>> Start
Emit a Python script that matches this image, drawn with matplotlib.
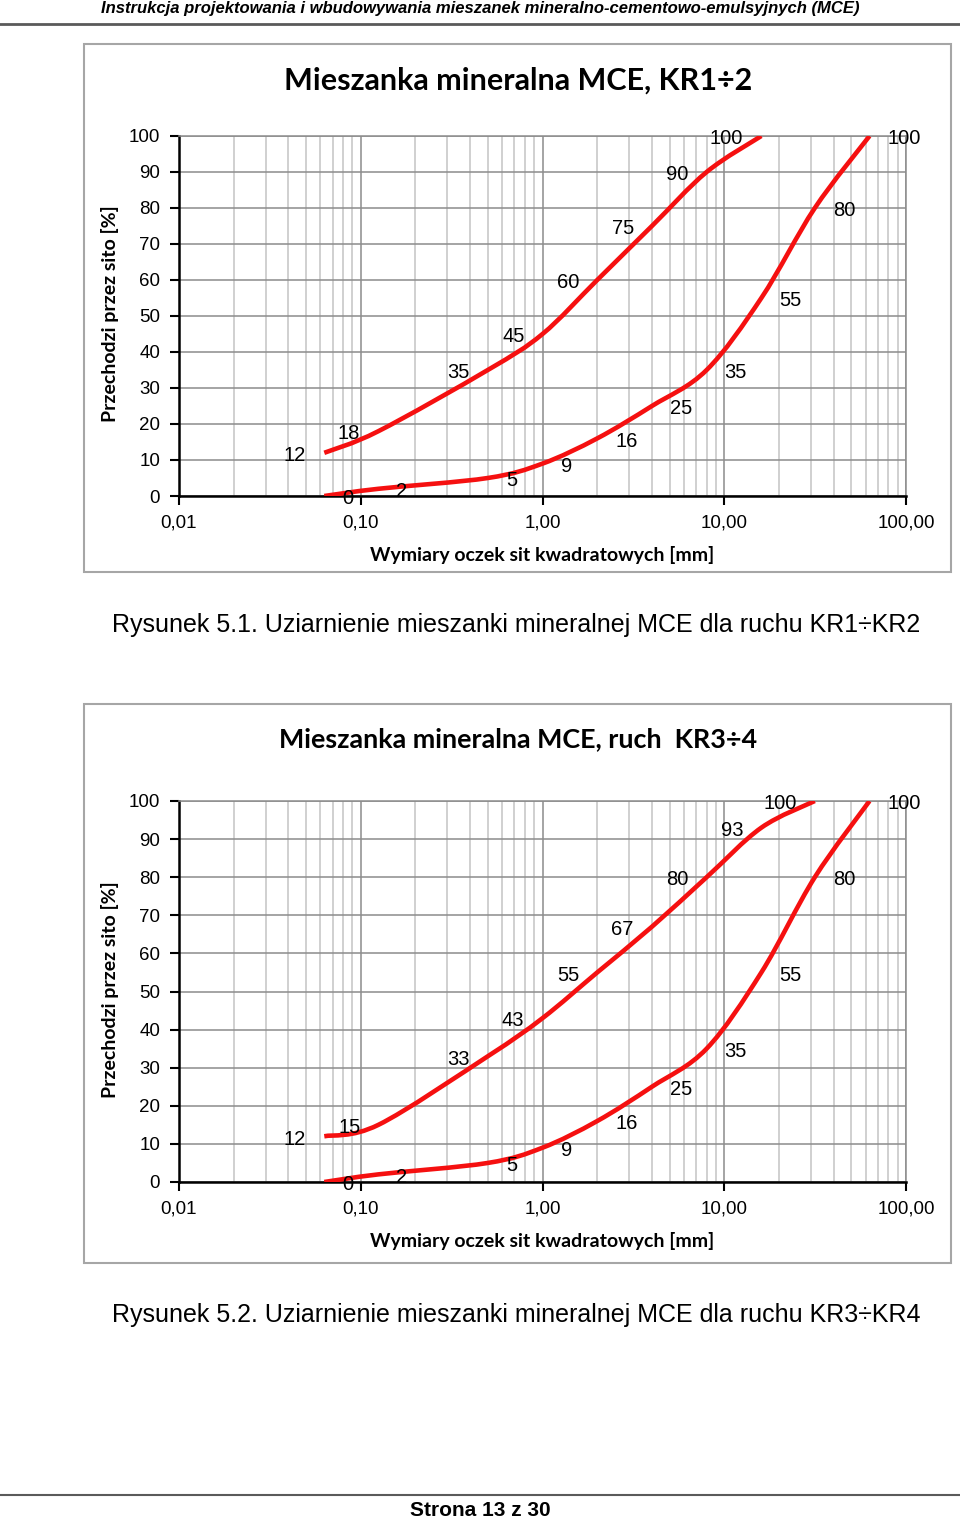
import numpy as np
import matplotlib
matplotlib.use('Agg')
import matplotlib.pyplot as plt
from matplotlib.path import Path
from matplotlib.patches import PathPatch, Rectangle
from matplotlib.lines import Line2D
from matplotlib.ticker import LogLocator, FuncFormatter, NullFormatter

plt.rcParams['font.family'] = ['Liberation Sans', 'DejaVu Sans']

# dane - sita [mm] i przechodzi [%]
sita_dolna = [0.063, 0.125, 0.5, 1, 2, 4, 8, 16, 31.5, 63]
dolna = [0, 2, 5, 9, 16, 25, 35, 55, 80, 100]

sita_gorna1 = [0.063, 0.125, 0.5, 1, 2, 4, 8, 16]
gorna1 = [12, 18, 35, 45, 60, 75, 90, 100]

sita_gorna2 = [0.063, 0.125, 0.5, 1, 2, 4, 8, 16, 31.5]
gorna2 = [12, 15, 33, 43, 55, 67, 80, 93, 100]

tytul1 = 'Mieszanka mineralna MCE, KR1÷2'
tytul2 = 'Mieszanka mineralna MCE, ruch  KR3÷4'
podpis1 = 'Rysunek 5.1. Uziarnienie mieszanki mineralnej MCE dla ruchu KR1÷KR2'
podpis2 = 'Rysunek 5.2. Uziarnienie mieszanki mineralnej MCE dla ruchu KR3÷KR4'
naglowek = 'Instrukcja projektowania i wbudowywania mieszanek mineralno-cementowo-emulsyjnych (MCE)'
stopka = 'Strona 13 z 30'

W, H = 960, 1518
fig = plt.figure(figsize=(W / 100, H / 100), dpi=100)
CZERWONY = '#f51010'
CALIBRI = ['Lato', 'DejaVu Sans']


def fx(px):
    return px / W


def fy(py):
    return 1 - py / H


def wygladz(ax, x, y):
    # linia wygladzona jak w Excelu (krzywe Beziera przez punkty)
    lx = np.log10(x)
    y = np.asarray(y, float)
    n = len(x)
    verts = [(x[0], y[0])]
    codes = [Path.MOVETO]
    for i in range(n - 1):
        a = i - 1 if i > 0 else i
        d = i + 2 if i + 2 < n else i + 1
        c1 = (10 ** (lx[i] + (lx[i + 1] - lx[a]) / 6), y[i] + (y[i + 1] - y[a]) / 6)
        c2 = (10 ** (lx[i + 1] - (lx[d] - lx[i]) / 6), y[i + 1] - (y[d] - y[i]) / 6)
        verts += [c1, c2, (x[i + 1], y[i + 1])]
        codes += [Path.CURVE4] * 3
    ax.add_patch(PathPatch(Path(verts, codes), fill=False, ec=CZERWONY, lw=3.3,
                           capstyle='butt', joinstyle='round', zorder=3))


def wykres(top, bottom, box, tytul, ty, tsize, gorne_x, gorne_y):
    x0, y0, x1, y1 = box
    fig.patches.append(Rectangle((fx(x0), fy(y1)), fx(x1 - x0), (y1 - y0) / H,
                                 transform=fig.transFigure, fill=False,
                                 ec='#a6a6a6', lw=1.5))
    ax = fig.add_axes([fx(179), fy(bottom), fx(727), (bottom - top) / H])
    ax.set_xscale('log')
    ax.set_xlim(0.01, 100)
    ax.set_ylim(0, 100)
    ax.set_yticks(range(0, 101, 10))
    ax.xaxis.set_major_locator(LogLocator(base=10))
    ax.xaxis.set_minor_locator(LogLocator(base=10, subs=np.arange(2, 10)))
    ax.xaxis.set_minor_formatter(NullFormatter())
    ax.xaxis.set_major_formatter(FuncFormatter(lambda v, p: f'{v:.2f}'.replace('.', ',')))
    ax.grid(which='major', axis='both', color='#8c8c8c', lw=1.1)
    ax.grid(which='minor', axis='x', color='#c4c4c4', lw=1.1)
    ax.set_axisbelow(True)
    ax.tick_params(which='minor', length=0)
    ax.tick_params(which='major', direction='out', length=6.5, width=1.5,
                   labelsize=13.5, pad=7)
    for s in ['left', 'bottom']:
        ax.spines[s].set_linewidth(1.8)
        ax.spines[s].set_color('black')
    for s in ['top', 'right']:
        ax.spines[s].set_linewidth(1.1)
        ax.spines[s].set_color('#8c8c8c')

    wygladz(ax, gorne_x, gorne_y)
    wygladz(ax, sita_dolna, dolna)
    for xv, yv in zip(gorne_x, gorne_y):
        ax.annotate(str(yv), (xv, yv), xytext=(-13, -2), textcoords='offset points',
                    ha='right', va='center', fontsize=14.5, annotation_clip=False)
    for xv, yv in zip(sita_dolna, dolna):
        ax.annotate(str(yv), (xv, yv), xytext=(13, -2), textcoords='offset points',
                    ha='left', va='center', fontsize=14.5, annotation_clip=False)

    fig.text(fx(518), fy(ty), tytul, ha='center', va='center', fontsize=tsize,
             fontweight='bold', family=CALIBRI)
    fig.text(fx(110), fy((top + bottom) / 2 - 2), 'Przechodzi przez sito [%]',
             rotation=90, ha='center', va='center', fontsize=14,
             fontweight='bold', family=CALIBRI)
    fig.text(fx(542), fy(bottom + 59), 'Wymiary oczek sit kwadratowych [mm]',
             ha='center', va='center', fontsize=14, fontweight='bold', family=CALIBRI)
    return ax


wykres(136, 496, (84, 44, 951, 572), tytul1, 81, 22, sita_gorna1, gorna1)
fig.text(fx(516), fy(625), podpis1, ha='center', va='center', fontsize=18)

wykres(801, 1182, (84, 704, 951, 1263), tytul2, 739, 19.4, sita_gorna2, gorna2)
fig.text(fx(516), fy(1315), podpis2, ha='center', va='center', fontsize=18)

# naglowek i stopka strony
fig.text(fx(480), fy(8), naglowek, ha='center', va='center', fontsize=12,
         fontweight='bold', style='italic',
         family=['Liberation Sans Narrow', 'Liberation Sans'])
fig.lines.append(Line2D([0, 1], [fy(24), fy(24)], transform=fig.transFigure,
                        color='#5a5a5a', lw=2))
fig.lines.append(Line2D([0, 1], [fy(1495), fy(1495)], transform=fig.transFigure,
                        color='#5a5a5a', lw=1.5))
fig.text(fx(480), fy(1510), stopka, ha='center', va='center', fontsize=15,
         fontweight='bold')

fig.savefig('out.png', dpi=100)
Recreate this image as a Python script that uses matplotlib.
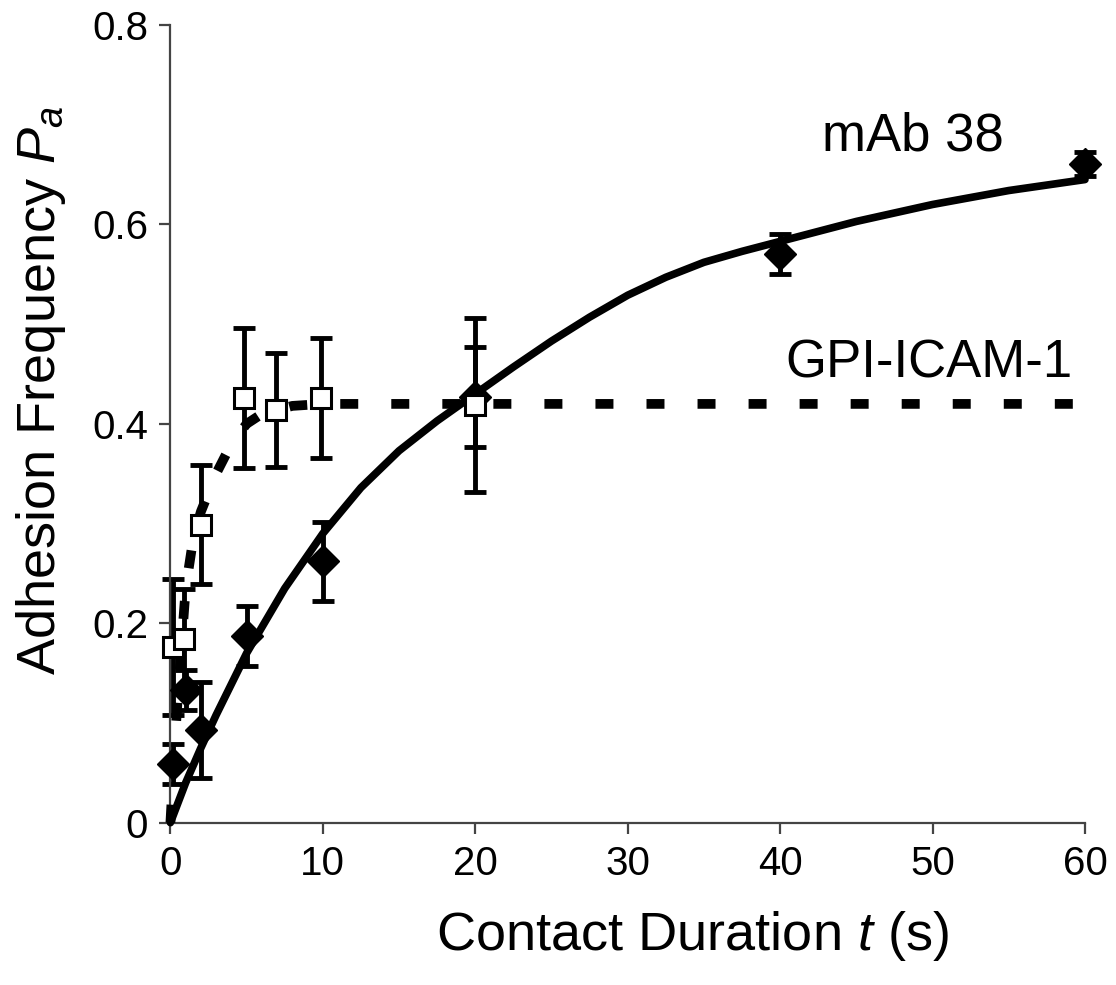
import matplotlib
matplotlib.use("Agg")
import matplotlib.pyplot as plt

plt.rcParams['font.family'] = ['Liberation Sans', 'DejaVu Sans']
plt.rcParams['mathtext.fontset'] = 'custom'
plt.rcParams['mathtext.rm'] = 'Liberation Sans'
plt.rcParams['mathtext.it'] = 'Liberation Sans:italic'

# mAb 38 measurements (filled diamonds)
mab_t = [0.2, 1, 2, 5, 10, 20, 40, 60]
mab_p = [0.059, 0.133, 0.093, 0.187, 0.262, 0.427, 0.570, 0.661]
mab_err = [0.02, 0.02, 0.048, 0.03, 0.04, 0.05, 0.02, 0.012]

# GPI-ICAM-1 measurements (open squares)
gpi_t = [0.2, 0.9, 2, 4.8, 6.9, 9.9, 20]
gpi_p = [0.176, 0.184, 0.299, 0.426, 0.414, 0.426, 0.419]
gpi_err = [0.068, 0.05, 0.06, 0.07, 0.057, 0.06, 0.087]

# fitted curves
mab_fit_t = [0, 1, 2, 3, 5, 7.5, 10, 12.5, 15, 17.5, 20, 22.5, 25, 27.5, 30,
             32.5, 35, 37.5, 40, 45, 50, 55, 60]
mab_fit_p = [0, 0.04, 0.075, 0.108, 0.17, 0.235, 0.29, 0.336, 0.373, 0.403, 0.43,
             0.457, 0.483, 0.507, 0.529, 0.547, 0.562, 0.573, 0.583, 0.603,
             0.62, 0.634, 0.645]
gpi_fit_t = [0, 0.25, 0.5, 1, 1.5, 2, 3, 4, 5, 6, 8, 10, 60]
gpi_fit_p = [0, 0.07, 0.13, 0.235, 0.285, 0.312, 0.35, 0.38, 0.40, 0.41, 0.418, 0.42, 0.42]

fig = plt.figure(figsize=(11.16, 9.85), dpi=100)
ax = fig.add_axes([0.1527, 0.1648, 0.8195, 0.8098])

# error bars first
ax.errorbar(gpi_t, gpi_p, yerr=gpi_err, fmt='none', ecolor='black',
            elinewidth=3.5, capsize=8, capthick=3.5, clip_on=False, zorder=2)
ax.errorbar(mab_t, mab_p, yerr=mab_err, fmt='none', ecolor='black',
            elinewidth=3.5, capsize=8, capthick=3.5, clip_on=False, zorder=2)

# fits
ax.plot(gpi_fit_t, gpi_fit_p, color='black', lw=7, dashes=(1.85, 3.4),
        dash_capstyle='butt', clip_on=False, zorder=3)
ax.plot(mab_fit_t, mab_fit_p, color='black', lw=5.5, solid_capstyle='round',
        solid_joinstyle='round', clip_on=False, zorder=3)

# markers
ax.plot(mab_t, mab_p, 'D', color='black', markersize=16, clip_on=False, zorder=4)
ax.plot(gpi_t, gpi_p, 's', markerfacecolor='white', markeredgecolor='black',
        markeredgewidth=2.2, markersize=14, clip_on=False, zorder=5)

ax.text(48.7, 0.688, 'mAb 38', fontsize=38, ha='center', va='center')
ax.text(49.8, 0.461, 'GPI-ICAM-1', fontsize=38, ha='center', va='center')

ax.set_xlim(0, 60)
ax.set_ylim(0, 0.8)
ax.set_xticks([0, 10, 20, 30, 40, 50, 60])
ax.set_yticks([0, 0.2, 0.4, 0.6, 0.8])
ax.set_yticklabels(['0', '0.2', '0.4', '0.6', '0.8'])

for side in ['top', 'right']:
    ax.spines[side].set_visible(False)
for side in ['left', 'bottom']:
    ax.spines[side].set_color('#444444')
    ax.spines[side].set_linewidth(1.6)
ax.tick_params(direction='out', length=8, width=1.6, color='#444444',
               labelsize=29, pad=8)

ax.set_xlabel(r'Contact Duration $t$ (s)', fontsize=39)
ax.set_ylabel(r'Adhesion Frequency $P_a$', fontsize=39)
ax.xaxis.set_label_coords(0.571, -0.108)
ax.yaxis.set_label_coords(-0.112, 0.542)

fig.savefig('out.png', dpi=100)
>> End
#### [Description of the task]
Starting at the line with "Recreate this image" and ending at the line with "mab_err = [0.02, 0.02, 0.048, 0.03, 0.04, 0.05, 0.02, 0.012]", copy each line exactly, both ends included. Do not copy the pictures.

#### [Response to this task]
Recreate this image as a Python script that uses matplotlib.
import matplotlib
matplotlib.use("Agg")
import matplotlib.pyplot as plt

plt.rcParams['font.family'] = ['Liberation Sans', 'DejaVu Sans']
plt.rcParams['mathtext.fontset'] = 'custom'
plt.rcParams['mathtext.rm'] = 'Liberation Sans'
plt.rcParams['mathtext.it'] = 'Liberation Sans:italic'

# mAb 38 measurements (filled diamonds)
mab_t = [0.2, 1, 2, 5, 10, 20, 40, 60]
mab_p = [0.059, 0.133, 0.093, 0.187, 0.262, 0.427, 0.570, 0.661]
mab_err = [0.02, 0.02, 0.048, 0.03, 0.04, 0.05, 0.02, 0.012]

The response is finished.